» Dataset section
┌──

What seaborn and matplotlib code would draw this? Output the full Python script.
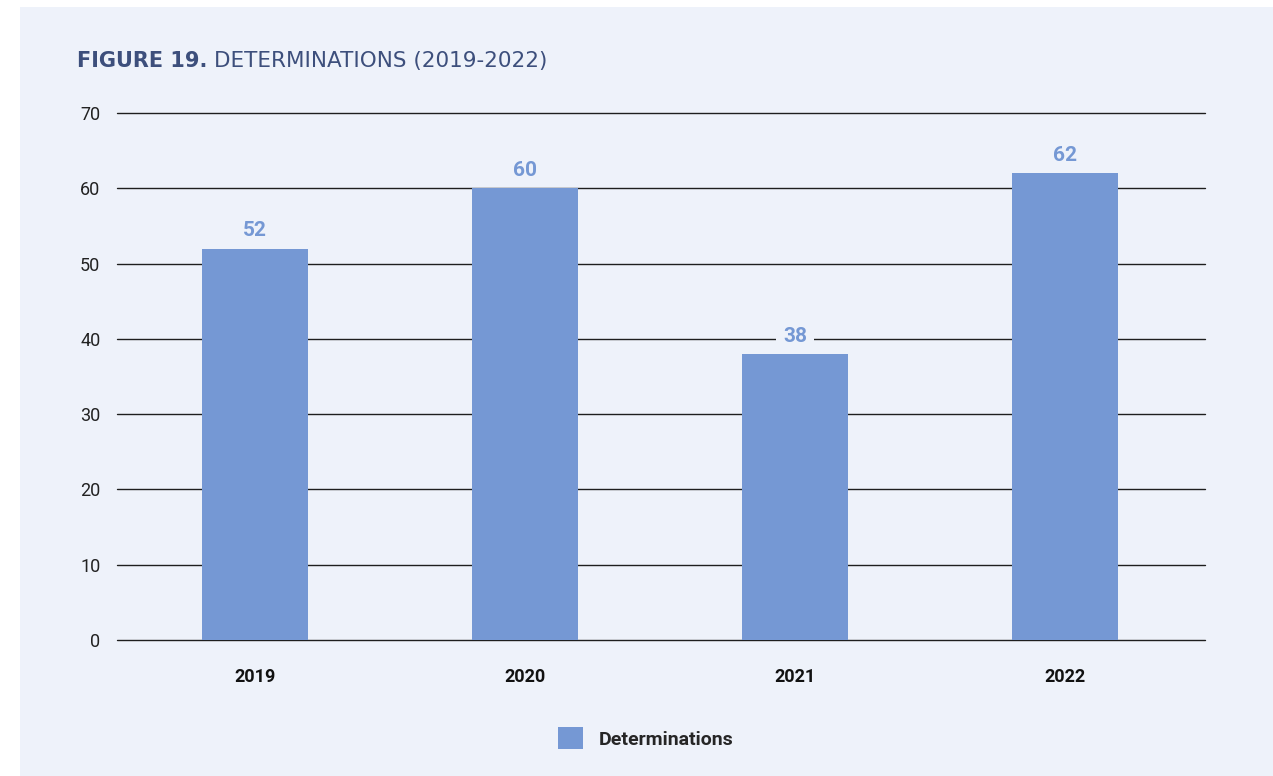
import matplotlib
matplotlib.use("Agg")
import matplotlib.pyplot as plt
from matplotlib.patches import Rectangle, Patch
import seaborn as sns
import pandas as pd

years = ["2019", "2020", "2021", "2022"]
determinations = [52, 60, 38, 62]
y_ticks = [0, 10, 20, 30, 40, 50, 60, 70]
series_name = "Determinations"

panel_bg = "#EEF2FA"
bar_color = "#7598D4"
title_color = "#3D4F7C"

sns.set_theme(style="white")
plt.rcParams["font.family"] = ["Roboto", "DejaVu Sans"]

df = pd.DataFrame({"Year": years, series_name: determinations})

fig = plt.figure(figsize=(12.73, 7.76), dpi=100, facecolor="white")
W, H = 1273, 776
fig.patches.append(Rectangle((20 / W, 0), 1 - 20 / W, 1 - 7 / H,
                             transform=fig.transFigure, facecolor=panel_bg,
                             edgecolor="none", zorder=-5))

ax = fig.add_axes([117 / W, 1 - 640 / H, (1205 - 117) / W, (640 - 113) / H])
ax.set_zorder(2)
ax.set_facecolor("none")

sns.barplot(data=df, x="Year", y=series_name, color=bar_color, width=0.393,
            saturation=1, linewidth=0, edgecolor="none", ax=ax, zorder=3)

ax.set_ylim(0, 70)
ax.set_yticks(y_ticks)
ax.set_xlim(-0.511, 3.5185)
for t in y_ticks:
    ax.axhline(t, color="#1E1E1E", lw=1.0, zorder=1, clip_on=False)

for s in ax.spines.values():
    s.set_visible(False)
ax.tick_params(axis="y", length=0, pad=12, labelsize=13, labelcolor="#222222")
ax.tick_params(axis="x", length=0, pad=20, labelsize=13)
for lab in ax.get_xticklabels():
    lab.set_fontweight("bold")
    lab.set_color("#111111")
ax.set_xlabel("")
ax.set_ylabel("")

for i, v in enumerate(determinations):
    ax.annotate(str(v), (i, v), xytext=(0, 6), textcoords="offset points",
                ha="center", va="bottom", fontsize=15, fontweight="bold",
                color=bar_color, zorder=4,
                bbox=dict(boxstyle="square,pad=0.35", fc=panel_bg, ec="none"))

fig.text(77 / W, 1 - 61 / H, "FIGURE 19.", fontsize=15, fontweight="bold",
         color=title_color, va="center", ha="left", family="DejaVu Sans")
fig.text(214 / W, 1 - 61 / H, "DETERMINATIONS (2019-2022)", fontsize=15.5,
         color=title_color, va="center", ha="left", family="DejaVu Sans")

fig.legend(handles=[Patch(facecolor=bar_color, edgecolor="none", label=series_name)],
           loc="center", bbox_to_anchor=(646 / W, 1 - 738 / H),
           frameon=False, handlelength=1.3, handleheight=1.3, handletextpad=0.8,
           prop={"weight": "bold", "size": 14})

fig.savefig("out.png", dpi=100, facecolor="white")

└──

» Given problem
Set the data above down again exactly as given, with no pictures.

» Result of the exercise
What seaborn and matplotlib code would draw this? Output the full Python script.
import matplotlib
matplotlib.use("Agg")
import matplotlib.pyplot as plt
from matplotlib.patches import Rectangle, Patch
import seaborn as sns
import pandas as pd

years = ["2019", "2020", "2021", "2022"]
determinations = [52, 60, 38, 62]
y_ticks = [0, 10, 20, 30, 40, 50, 60, 70]
series_name = "Determinations"

panel_bg = "#EEF2FA"
bar_color = "#7598D4"
title_color = "#3D4F7C"

sns.set_theme(style="white")
plt.rcParams["font.family"] = ["Roboto", "DejaVu Sans"]

df = pd.DataFrame({"Year": years, series_name: determinations})

fig = plt.figure(figsize=(12.73, 7.76), dpi=100, facecolor="white")
W, H = 1273, 776
fig.patches.append(Rectangle((20 / W, 0), 1 - 20 / W, 1 - 7 / H,
                             transform=fig.transFigure, facecolor=panel_bg,
                             edgecolor="none", zorder=-5))

ax = fig.add_axes([117 / W, 1 - 640 / H, (1205 - 117) / W, (640 - 113) / H])
ax.set_zorder(2)
ax.set_facecolor("none")

sns.barplot(data=df, x="Year", y=series_name, color=bar_color, width=0.393,
            saturation=1, linewidth=0, edgecolor="none", ax=ax, zorder=3)

ax.set_ylim(0, 70)
ax.set_yticks(y_ticks)
ax.set_xlim(-0.511, 3.5185)
for t in y_ticks:
    ax.axhline(t, color="#1E1E1E", lw=1.0, zorder=1, clip_on=False)

for s in ax.spines.values():
    s.set_visible(False)
ax.tick_params(axis="y", length=0, pad=12, labelsize=13, labelcolor="#222222")
ax.tick_params(axis="x", length=0, pad=20, labelsize=13)
for lab in ax.get_xticklabels():
    lab.set_fontweight("bold")
    lab.set_color("#111111")
ax.set_xlabel("")
ax.set_ylabel("")

for i, v in enumerate(determinations):
    ax.annotate(str(v), (i, v), xytext=(0, 6), textcoords="offset points",
                ha="center", va="bottom", fontsize=15, fontweight="bold",
                color=bar_color, zorder=4,
                bbox=dict(boxstyle="square,pad=0.35", fc=panel_bg, ec="none"))

fig.text(77 / W, 1 - 61 / H, "FIGURE 19.", fontsize=15, fontweight="bold",
         color=title_color, va="center", ha="left", family="DejaVu Sans")
fig.text(214 / W, 1 - 61 / H, "DETERMINATIONS (2019-2022)", fontsize=15.5,
         color=title_color, va="center", ha="left", family="DejaVu Sans")

fig.legend(handles=[Patch(facecolor=bar_color, edgecolor="none", label=series_name)],
           loc="center", bbox_to_anchor=(646 / W, 1 - 738 / H),
           frameon=False, handlelength=1.3, handleheight=1.3, handletextpad=0.8,
           prop={"weight": "bold", "size": 14})

fig.savefig("out.png", dpi=100, facecolor="white")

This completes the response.